Oltre ai sopra elencati rischi che potremo considerare di carattere “tecnico”, ve ne sono poi senza dubbio altri collegati invece alla non meno importante questione di LEGALITÀ.

Un’indagine effettuata dall’Autorità Nazionale Anticorruzione sul triennio 2016-2019 rileva che, in Italia, gli appalti pubblici sono la prima causa di corruzione nella Pubblica Amministrazione e gli affidamenti diretti sono quelli a più alto rischio.

In particolare i settori più a rischio sono risultati:

  • riqualificazione e manutenzione (edifici, strade, messa in sicurezza del territorio);
  • comparto sanitario;
  • comparto legato al ciclo dei rifiuti (raccolta, trasporto, gestione, conferimento in discarica);

che saranno tra i principali destinatari dei prossimi investimenti pubblici.

Non vi è dubbio infatti che gli affidamenti diretti siano la porta principale di accesso per la corruzione nel mondo degli appalti.

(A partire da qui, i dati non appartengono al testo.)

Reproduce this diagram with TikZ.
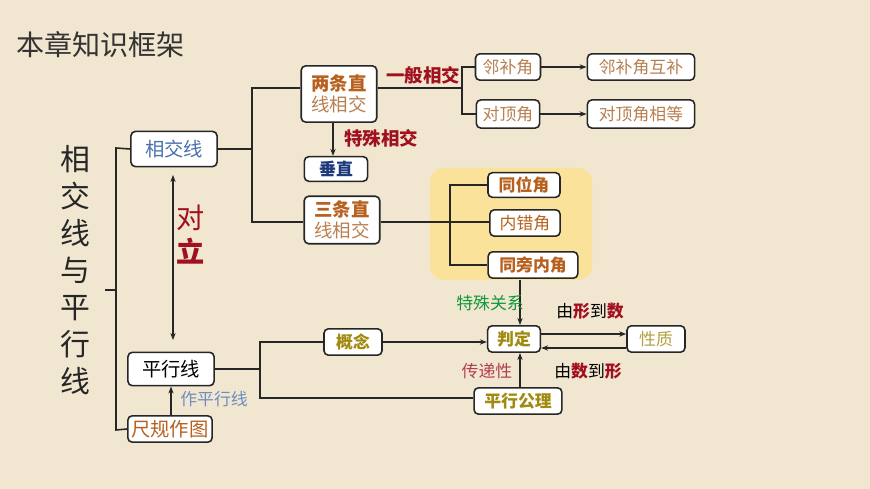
\documentclass[tikz,border=0pt]{standalone}
\usepackage{fontspec}
\setmainfont{Noto Sans CJK SC}
\usetikzlibrary{arrows.meta}
\definecolor{bg}{HTML}{F1E7D0}
\definecolor{hl}{HTML}{FBE29A}
\definecolor{dred}{HTML}{A01020}
\definecolor{org}{HTML}{B8601E}
\definecolor{lorg}{HTML}{B88050}
\definecolor{olive}{HTML}{A08A10}
\definecolor{blu}{HTML}{4A70B0}
\definecolor{dblu}{HTML}{1F3A7A}
\definecolor{grn}{HTML}{10983A}
\begin{document}
\begin{tikzpicture}[x=0.02cm,y=-0.02cm,
 bx/.style={draw=black!85,line width=0.9pt,rounded corners=2.5pt,fill=white,inner sep=0pt,font=\fontsize{9.6}{11}\selectfont},
 big/.style={font=\fontsize{11}{13}\selectfont},
 ln/.style={line width=0.9pt,draw=black!85},
 ar/.style={ln,-{Stealth[length=4pt]}},
 lab/.style={font=\fontsize{9.6}{11}\selectfont\bfseries}]
\fill[bg] (0,0) rectangle (870,489);
\useasboundingbox (0,0) rectangle (870,489);
\node[anchor=west,font=\fontsize{16}{18}\selectfont,text=black!80] (title) at (10,45) {本章知识框架};
\node[align=center,font=\fontsize{17}{21}\selectfont,text=black!85] (main) at (75,270) {相\\交\\线\\与\\平\\行\\线};
\fill[hl,rounded corners=8pt] (430,168) rectangle (592,280);
% boxes
\node[bx,big,minimum width=49pt,minimum height=20pt,text=blu] (xjx) at (174,149) {相交线};
\node[bx,big,minimum width=49pt,minimum height=19pt,text=black] (pxx) at (171,369) {平行线};
\node[bx,big,minimum width=48pt,minimum height=15pt,text=org] (cg) at (170,429) {尺规作图};
\node[bx,minimum width=43pt,minimum height=32pt,align=center,font=\fontsize{10.5}{12}\selectfont] (lt) at (339,94) {\textcolor{org}{\bfseries 两条直}\\\textcolor{lorg}{线相交}};
\node[bx,minimum width=43pt,minimum height=27pt,align=center,font=\fontsize{10.5}{12}\selectfont] (st) at (342,220) {\textcolor{org}{\bfseries 三条直}\\\textcolor{lorg}{线相交}};
\node[bx,minimum width=36pt,minimum height=14pt,text=dblu,font=\fontsize{9.6}{11}\selectfont\bfseries] (cz) at (336,169) {垂直};
\node[bx,minimum width=37pt,minimum height=15pt,text=lorg] (lb) at (508,67) {邻补角};
\node[bx,minimum width=36pt,minimum height=16pt,text=lorg] (dd) at (508,114) {对顶角};
\node[bx,minimum width=61pt,minimum height=15pt,text=lorg] (lbh) at (641,67) {邻补角互补};
\node[bx,minimum width=61pt,minimum height=16pt,text=lorg] (ddx) at (641,114) {对顶角相等};
\node[bx,minimum width=41pt,minimum height=14pt,text=org,font=\fontsize{9.6}{11}\selectfont\bfseries] (tw) at (524,185) {同位角};
\node[bx,minimum width=40pt,minimum height=15pt,text=org] (nc) at (525,223) {内错角};
\node[bx,minimum width=51pt,minimum height=15pt,text=org,font=\fontsize{9.6}{11}\selectfont\bfseries] (tp) at (533,265) {同旁内角};
\node[bx,minimum width=30pt,minimum height=15pt,text=olive,font=\fontsize{9.6}{11}\selectfont\bfseries] (pd) at (514,339) {判定};
\node[bx,minimum width=33pt,minimum height=15pt,text=olive!80] (xz) at (656,339) {性质};
\node[bx,minimum width=33pt,minimum height=15pt,text=olive,font=\fontsize{9.6}{11}\selectfont\bfseries] (gn) at (353,342) {概念};
\node[bx,minimum width=50pt,minimum height=15pt,text=olive,font=\fontsize{9.6}{11}\selectfont\bfseries] (gl) at (518,401) {平行公理};
% brace
\draw[ln] (xjx.west) -- (116,148) -- (116,430) -- (cg.west);
\draw[ln] (105,290) -- (116,290);
% opposition
\draw[ln,{Stealth[length=4pt]}-{Stealth[length=4pt]}] (173,175) -- (173,340);
\node[text=dred,font=\fontsize{16}{18}\selectfont] (dui) at (191,218) {对};
\node[text=dred,font=\fontsize{16}{18}\selectfont\bfseries] (li) at (191,251) {立};
% intersecting tree
\draw[ln] (xjx.east) -- (252,149);
\draw[ln] (lt.west|-0,88) -- (252,88) -- (252,222) -- (st.west|-0,222);
\draw[ar] (lt.south-|333,0) -- (cz.north-|333,0);
\node[lab,text=dred,anchor=west,font=\fontsize{10.5}{12}\selectfont\bfseries] (tsxj) at (338,138) {特殊相交};
\draw[ln] (lt.east|-0,88) -- (462,88);
\draw[ln] (lb.west) -- (462,67) -- (462,114) -- (dd.west);
\node[lab,text=dred,font=\fontsize{10.5}{12}\selectfont\bfseries] (ybxj) at (423,75) {一般相交};
\draw[ar] (lb) -- (lbh);
\draw[ar] (dd) -- (ddx);
% three lines tree
\draw[ln] (st.east|-0,222) -- (nc.west|-0,222);
\draw[ln] (tw.west) -- (450,185) -- (450,265) -- (tp.west);
% parallel
\draw[ar] (520,280) -- (pd.north-|520,0);
\node[text=grn,font=\fontsize{9.6}{11}\selectfont] (tsgx) at (490,303) {特殊关系};
\draw[ar] (pd.east|-0,334) -- (xz.west|-0,334);
\draw[ar] (xz.west|-0,348) -- (pd.east|-0,348);
\node[font=\fontsize{9.6}{11}\selectfont] (xs) at (590,311) {由\textcolor{dred}{\bfseries 形}到\textcolor{dred}{\bfseries 数}};
\node[font=\fontsize{9.6}{11}\selectfont] (sx) at (588,371) {由\textcolor{dred}{\bfseries 数}到\textcolor{dred}{\bfseries 形}};
\draw[ln] (pxx.east) -- (260,369);
\draw[ln] (gn.west) -- (260,342) -- (260,398) -- (gl.west|-0,398);
\draw[ar] (gn) -- (pd.west|-0,342);
\draw[ar] (gl.north-|520,0) -- (pd.south-|520,0);
\node[text=dred!80,font=\fontsize{9.6}{11}\selectfont] (cdx) at (487,371) {传递性};
\draw[ar] (cg.north-|171,0) -- (pxx.south-|171,0);
\node[text=blu!80,font=\fontsize{9.6}{11}\selectfont] (zpx) at (214,399) {作平行线};
\end{tikzpicture}
\end{document}
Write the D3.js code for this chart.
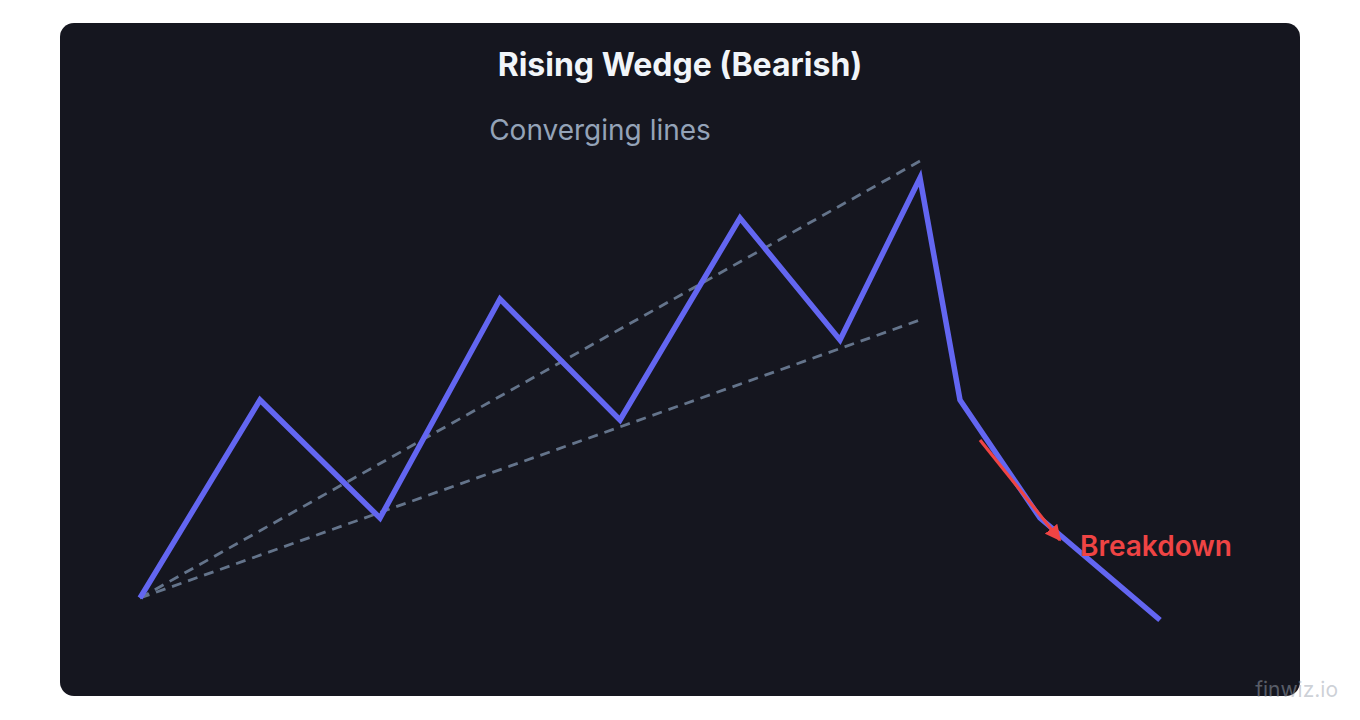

Basti ricordare che il sistema di Mafia Capitale si reggeva sugli affidamenti diretti. L’ipotesi di un incremento esponenzialmente del rischio di infiltrazioni criminali nella pubblica amministrazione e di corruzione di funzionari e politici è pertanto tangibile.

Vi è infine poi anche un tema POLITICO in merito agli affidamenti diretti compiuti da Amministrazioni locali. L’affidamento fiduciario di soldi pubblici comporta seri rischi riguardo alla trasformazione degli appalti in uno strumento clientelare tale per cui lavorino solo le imprese “vicine” alla classe dirigente del territorio.

Non è difficile infatti da capire come alzare la soglia degli affidamenti diretti possa comportare un maggior “potere di acquisto” di voti e consenso nei confronti del potere che li concede. Le imprese saranno condizionate non tanto e non più dalle normali dinamiche di mercato ma da logiche di consenso verso chi ha il potere di affidargli unilateralmente gli appalti e quindi il lavoro, al di là di ogni possibile confronto concorrenziale. Oggi più che mai gli appalti pubblici hanno bisogno di misure di attenzione e protezione particolari al fine di scongiurare i maggiori rischi di corruzione e infiltrazione criminale a cui saranno esposti in tale particolare momento.

Se di fronte alla complessità oggettiva della gestione degli affidamenti pubblici la risposta sono gli affidamenti diretti, non siamo in presenza di una semplificazione ma semplicemente del mancato adempimento di un’importantissima ed irrinunciabile fase di assegnazione di contratti pubblici, qual è la procedura di gara.